Although Petersen completed the adoption process in the Land of Opportunity, most of the families lived out of state. Bryant is representing families in Arizona, Utah, Idaho, Alabama, North Carolina, and Kansas who came to Arkansas with the sole intent of adopting a baby.

 

In addition to Arkansas being home to the largest population of Marshallese outside of the Pacific, Bryant said they “oftentimes may not understand exactly what rights they have and what rights they don't have, making them an easy target.”

 

Bryant’s advice for mothers who are propositioned for adoption: “the first step should be to say no.”

 

“If she wants to place her child for adoption, I think that's fine, but she I think she would need to take the first step in choosing who her lawyer is going to be or who her adoption agency is going to be she needs to take the initiative in that,” Bryant said. “Don't let somebody else control how that process goes.”

 

As part of his pretrial release, Petersen must wear an ankle monitor, abstain from “excessive” alcohol consumption, and is prohibited from interacting with five other people accused of aiding and abetting in the trafficking operation.
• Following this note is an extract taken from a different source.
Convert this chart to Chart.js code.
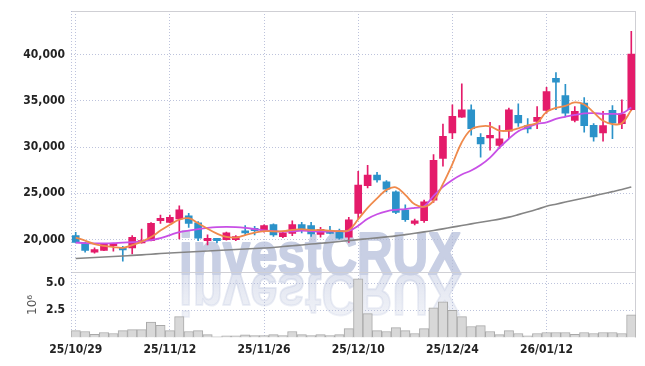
<!DOCTYPE html>
<html><head><meta charset="utf-8">
<script src="https://cdn.jsdelivr.net/npm/chart.js@4/dist/chart.umd.min.js"></script>
<style>html,body{margin:0;padding:0;background:#fff;}#wrap{width:645px;height:366px;}</style>
</head><body><div id="wrap"><canvas id="c" width="645" height="366"></canvas></div>
<script>
const dates = ["25/10/29","25/10/30","25/10/31","25/11/03","25/11/04","25/11/05","25/11/06","25/11/07","25/11/10","25/11/11",
"25/11/12","25/11/13","25/11/14","25/11/17","25/11/18","25/11/19","25/11/20","25/11/21","25/11/24","25/11/25",
"25/11/26","25/11/27","25/11/28","25/12/01","25/12/02","25/12/03","25/12/04","25/12/05","25/12/08","25/12/09",
"25/12/10","25/12/11","25/12/12","25/12/15","25/12/16","25/12/17","25/12/18","25/12/19","25/12/22","25/12/23",
"25/12/24","25/12/26","25/12/29","25/12/30","26/01/02","26/01/05","26/01/06","26/01/07","26/01/08","26/01/09",
"26/01/12","26/01/13","26/01/14","26/01/15","26/01/16","26/01/19","26/01/20","26/01/21","26/01/22","26/01/23"];
const opens  = [20430,19645,18635,18820,19355,19175,19110,19645,19890,22040,21860,22225,22580,21800,19890,20140,20000,20000,20890,21215,
20970,21610,20320,20680,21610,21505,20570,21000,20930,20250,22830,25840,26990,26235,25160,23190,21750,22040,24270,28780,
31535,33255,34050,31070,30995,30180,31720,33440,32330,32790,33975,37445,35590,32900,34760,32360,31535,33975,32545,34050];
const highs  = [20780,19700,19100,19570,19600,19280,20430,21150,21830,22650,22650,23655,22830,21935,20505,20140,20800,20430,21505,21430,
21600,21700,20800,22040,21860,21860,21320,21430,21150,22400,27385,28030,27280,26375,25270,23760,22225,24270,29210,32500,
34590,36845,34590,31470,32685,32330,34220,34700,33080,34400,36480,38060,36805,34400,35370,32545,33870,34510,35125,42540];
const lows   = [19650,18635,18530,18800,18745,17670,18460,19600,19850,21750,21800,20075,21320,19890,19430,19645,19950,19890,20505,20505,
20800,20350,20200,20430,20720,20350,20250,20610,20050,19680,22225,25590,26200,25160,22800,21970,21580,21860,24010,27955,
30930,33220,31290,28920,29675,29860,30995,32255,31535,32000,33685,34050,33330,32720,31610,30640,30640,30930,32010,33950];
const closes = [19680,18820,18925,19535,19535,18890,20250,19890,21750,22290,22400,23225,21750,20160,20140,19890,20720,20320,20720,20970,
21505,20505,20720,21610,20970,20610,21110,20680,20160,22130,25910,26990,26450,25450,22935,22150,22040,24085,28570,31180,
33330,34050,32010,30350,31290,30890,34050,32610,31965,33220,36020,37020,33685,33870,32330,31100,32330,32610,33580,40070];
// volume in millions (10^6)
const volumes = [0.64,0.55,0.30,0.46,0.37,0.64,0.73,0.73,1.43,1.13,0.64,1.92,0.55,0.64,0.27,0.06,0.15,0.15,0.24,0.18,
0.18,0.27,0.18,0.55,0.27,0.18,0.27,0.18,0.27,0.82,5.40,2.20,0.64,0.55,0.91,0.64,0.37,0.82,2.74,3.29,
2.50,1.92,1.01,1.10,0.55,0.27,0.64,0.37,0.15,0.37,0.46,0.46,0.46,0.30,0.46,0.37,0.46,0.46,0.37,2.10];
const ma5 = [20215,19890,19515,19320,19195,19110,19410,19785,20270,20970,21610,22150,22310,21775,21180,20645,20290,20215,20485,20750,
20915,20890,20915,21040,21130,21020,21040,20970,20915,21020,22200,23440,24460,25375,25645,24840,23815,23550,24190,26020,
28170,30535,31930,32255,32255,31790,31790,32040,32360,32630,33815,34245,34460,34835,34620,33760,32845,32500,32580,34030];
const ma20 = [19680,19625,19600,19600,19625,19680,19710,19785,19945,20160,20485,20805,20970,21130,21260,21345,21375,21345,21260,21130,
20990,20915,20860,20890,20970,20915,20860,20880,20915,20945,21505,22255,22740,23065,23225,23300,23440,23600,24730,25700,
26450,27040,27470,28060,28870,29945,30910,31720,32150,32525,32685,33060,33280,33490,33650,33685,33600,33600,33650,34300];
const maLong = [17955,18010,18060,18120,18170,18225,18290,18350,18420,18490,18550,18600,18650,18710,18760,18820,18870,18930,18980,19030,
19085,19150,19250,19330,19420,19515,19600,19690,19790,19890,20000,20090,20190,20290,20400,20540,20680,20830,20990,21160,
21345,21520,21700,21870,22040,22210,22430,22700,22980,23280,23600,23830,24060,24280,24500,24730,24960,25190,25420,25700];
const priceTicks = [20000,25000,30000,35000,40000];
const volumeTicks = [2.5,5.0];
const labelEvery = 10;

const UP = '#e41b6a', DOWN = '#2b92c9';
const candleColors = opens.map((o,i)=> closes[i] >= o ? UP : DOWN);
const gridColor = 'rgba(178,184,214,0.85)';
const FONT = "'DejaVu Sans Condensed',sans-serif";

const watermark = {
  id:'watermark',
  beforeDraw(chart){
    const ctx = chart.ctx, ca = chart.chartArea;
    const vy = chart.scales.yv.top;
    ctx.save();
    ctx.beginPath(); ctx.rect(ca.left, ca.top, ca.right-ca.left, ca.bottom-ca.top); ctx.clip();
    ctx.font = "bold 60px 'Liberation Sans', Arial, sans-serif";
    ctx.textBaseline = 'alphabetic';
    const txt = 'investCRUX';
    const w = ctx.measureText(txt).width;
    const target = 282, sx = target / w, x0 = 179, base = vy + 2;
    ctx.lineJoin = 'round';
    ctx.save();
    ctx.translate(x0, base); ctx.scale(sx, 1);
    ctx.fillStyle = 'rgb(200,207,228)'; ctx.strokeStyle = 'rgb(200,207,228)'; ctx.lineWidth = 2;
    ctx.fillText(txt, 0, 0); ctx.strokeText(txt, 0, 0);
    ctx.restore();
    ctx.save();
    ctx.translate(x0, base); ctx.scale(sx, -1);
    const g = ctx.createLinearGradient(0, 0, 0, -45);
    g.addColorStop(0, 'rgba(200,207,228,0.55)');
    g.addColorStop(1, 'rgba(200,207,228,0.25)');
    ctx.fillStyle = g; ctx.strokeStyle = g; ctx.lineWidth = 2;
    ctx.fillText(txt, 0, 0); ctx.strokeText(txt, 0, 0);
    ctx.restore();
    ctx.restore();
  }
};
const frame = {
  id:'frame',
  beforeDatasetsDraw(chart){
    const ctx = chart.ctx, ca = chart.chartArea, vy = chart.scales.yv.top;
    ctx.save();
    ctx.strokeStyle = '#cfcfd4'; ctx.lineWidth = 1;
    ctx.beginPath();
    ctx.moveTo(ca.left, ca.top+0.5); ctx.lineTo(ca.right, ca.top+0.5);
    ctx.moveTo(ca.right-0.5, ca.top); ctx.lineTo(ca.right-0.5, ca.bottom);
    ctx.moveTo(ca.left, Math.round(vy)+0.5); ctx.lineTo(ca.right, Math.round(vy)+0.5);
    ctx.stroke();
    ctx.setLineDash([1,2]); ctx.strokeStyle = gridColor;
    ctx.beginPath(); ctx.moveTo(ca.left+0.5, ca.top); ctx.lineTo(ca.left+0.5, ca.bottom); ctx.stroke();
    ctx.restore();
  }
};

Chart.defaults.font.family = FONT;
Chart.defaults.font.size = 12;
Chart.defaults.font.weight = 'bold';
Chart.defaults.color = '#222';

new Chart(document.getElementById('c'), {
  type:'bar',
  data:{
    labels: dates,
    datasets:[
      {type:'line', label:'MA5', data:ma5, borderColor:'#ef8a4c', borderWidth:1.8, pointRadius:0, tension:0.4, yAxisID:'y', order:0},
      {type:'line', label:'MA20', data:ma20, borderColor:'#c850e6', borderWidth:1.8, pointRadius:0, tension:0.4, yAxisID:'y', order:1},
      {type:'line', label:'MA', data:maLong, borderColor:'#858585', borderWidth:1.6, pointRadius:0, tension:0.3, yAxisID:'y', order:1},
      {label:'body', data:opens.map((o,i)=>[o,closes[i]]), backgroundColor:candleColors, barThickness:7, grouped:false, minBarLength:2, yAxisID:'y', order:2},
      {label:'wick', data:lows.map((l,i)=>[l,highs[i]]), backgroundColor:candleColors, barThickness:1, grouped:false, yAxisID:'y', order:3},
      {label:'volume', data:volumes, backgroundColor:'#d8d8d8', borderColor:'#a9a9a9', borderWidth:1, barPercentage:1, categoryPercentage:1, grouped:false, yAxisID:'yv', order:4}
    ]
  },
  options:{
    responsive:false, animation:false, devicePixelRatio:1,
    layout:{padding:{top:11,right:9,left:0,bottom:0}},
    plugins:{legend:{display:false}, tooltip:{enabled:false}},
    scales:{
      x:{
        type:'category', offset:true,
        grid:{offset:false, color:gridColor, drawTicks:false},
        border:{display:false, dash:[1,2]},
        ticks:{autoSkip:false, maxRotation:0, padding:5},
        afterBuildTicks(s){ s.ticks = s.ticks.filter(t=> t.value % labelEvery === 0); },
        afterFit(s){ s.height = 28.5; s.paddingLeft = 0; s.paddingRight = 0; }
      },
      y:{
        type:'linear', position:'left', stack:'main', stackWeight:263, weight:2,
        min:16450, max:44730,
        grid:{color:gridColor, drawTicks:false},
        border:{display:false, dash:[1,2]},
        ticks:{padding:6, callback:v=> v.toLocaleString('en-US')},
        afterBuildTicks(s){ s.ticks = priceTicks.map(v=>({value:v})); },
        afterFit(s){ s.width = 71; s.paddingTop = 0; s.paddingBottom = 0; }
      },
      yv:{
        type:'linear', position:'left', stack:'main', stackWeight:65.5, weight:1,
        min:0, max:6.0,
        grid:{color:gridColor, drawTicks:false},
        border:{display:false, dash:[1,2]},
        ticks:{padding:6, callback:v=> v.toFixed(1)},
        title:{display:true, text:'10\u2076', color:'#555', font:{size:12, weight:'normal', family:"'DejaVu Sans',sans-serif"}, padding:{top:26,bottom:0}},
        afterBuildTicks(s){ s.ticks = volumeTicks.map(v=>({value:v})); },
        afterFit(s){ s.width = 71; s.paddingTop = 0; s.paddingBottom = 0; }
      }
    }
  },
  plugins:[watermark, frame]
});
</script></body></html>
He is also banned from contacting the dozens birth mothers and families he has worked with over the years. 

 

Thirty-nine-year-old Maki Takehisa, a Marshallese woman living in Arkansas who provided translator services to Peterson also faces jail time. She posted $5,000 bond on Oct. 7 and is represented by federal defender John Schisler.

 

At the time of his arrest, Petersen was providing legal services for Bright Star Adoption Agency in Mesa, Arizona. According to a statement on the company's website, Bright Star executive director Linda Gansler, "was as surprised as anyone when she learned through media outlets that Mr. Peterson had been charged criminally for his conduct related to adoptions of children whose mothers are from the Marshall Islands.”

 

Bright Star and Gansler deny any involvement in arranging travel for birth mothers or paying them, although the website advertises “financial support” for interested pregnant women.

 

Gansler resigned from her position on Oct. 20.

 

At his arraignment hearing on Oct. 29, Petersen pleaded not guilty to 19 federal charges including human trafficking for profit.

 

If found guilty, Peterson faces up to 315 years in federal prison and a $5 million fine.